Science policy podcast – Marginal REVOLUTION

It has a title ARPAS, FROs, and Quick Grants, Oh My! The host is the wonderful Tammy Winter, and the other guests are Patrick Hsu and Adam Marblestone, and yours truly.

Here is the link, with the transcript. Quote:

Tyler Cowen: In almost all institutions, we should take more opportunities for young people, give them more authority, in general. My background is very different from all of you in this meeting. I spent most of my career studying the financing of the creative arts, the economics of the arts. That is my constant touchstone. When I hear about Focused Research Organizations that expire when the project is over, I think of Hollywood movies. We have been doing that for a long time.

You can almost always find similarities in art, which makes you more optimistic about what you can do. Fast funding was a big thing during the Renaissance, and it worked very well. I knew when we started Fast Grants, “Oh, we can do this” because of the historical examples.
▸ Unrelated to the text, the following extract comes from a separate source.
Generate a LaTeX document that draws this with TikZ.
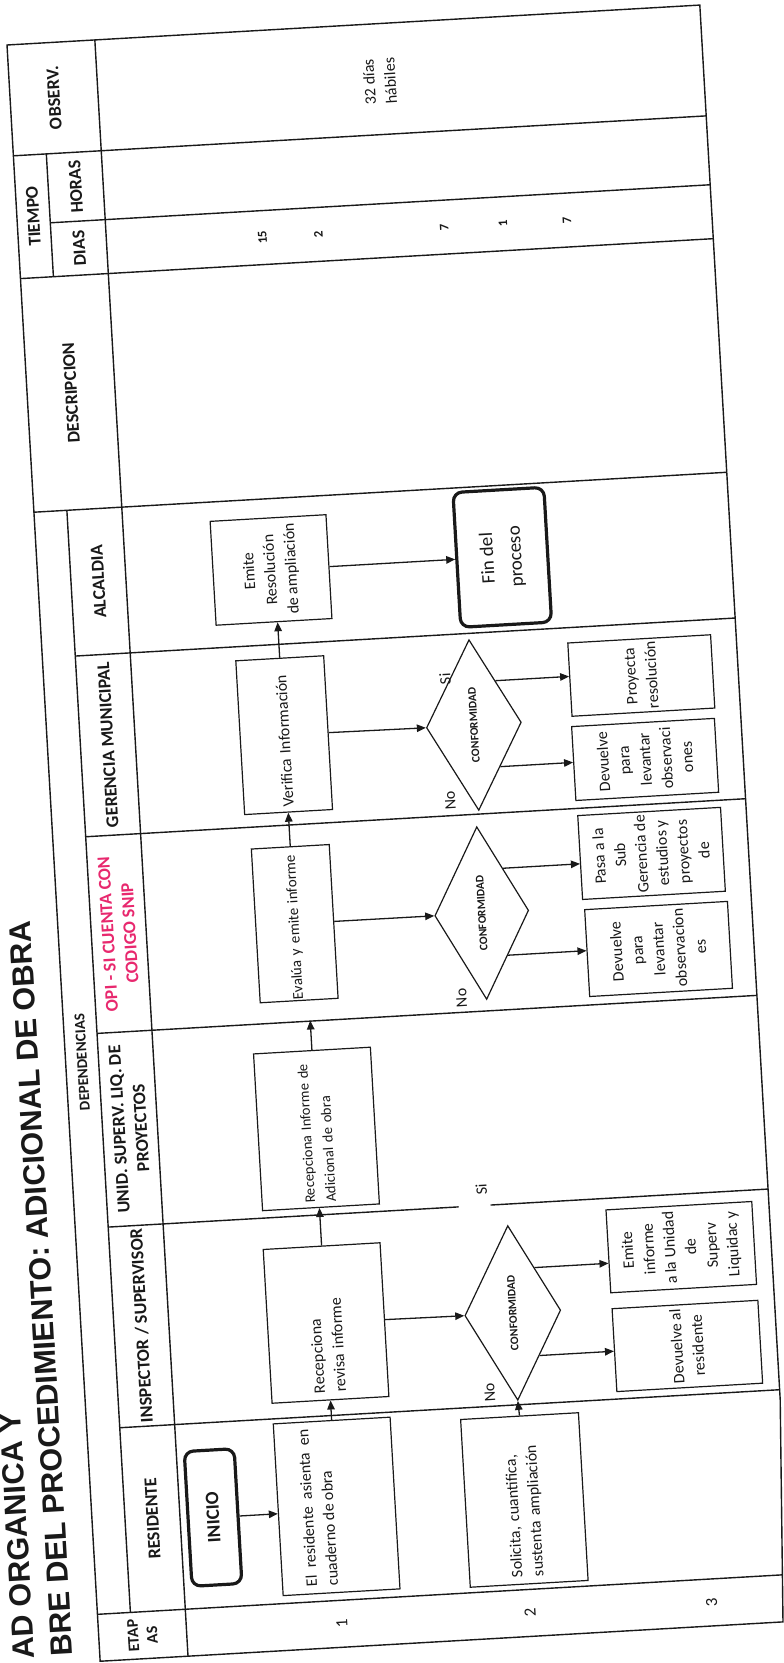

And if you think about young people running things – well, who ran the Beatles? There was George Martin and Brian Epstein, but the Beatles ran the Beatles. Paul McCartney had to find a recording studio. We don’t call that science, but that was a very difficult science project that had never been done before. And this guy, who didn’t go to college, at the age of 23 starts thinking and becomes a champion. When you see those things happen in art – often, they do – you become more hopeful. “How many people can do this? How can we measure it? Can young adults contribute? Can all this work?”

You don’t say it’s easy – many projects in the arts fail too – but you think, “Yes, yes, yes, we can do this.” And you do it, or you try to do it.

Recommended, interesting throughout. We’re very excited to tap this at Stripe headquarters.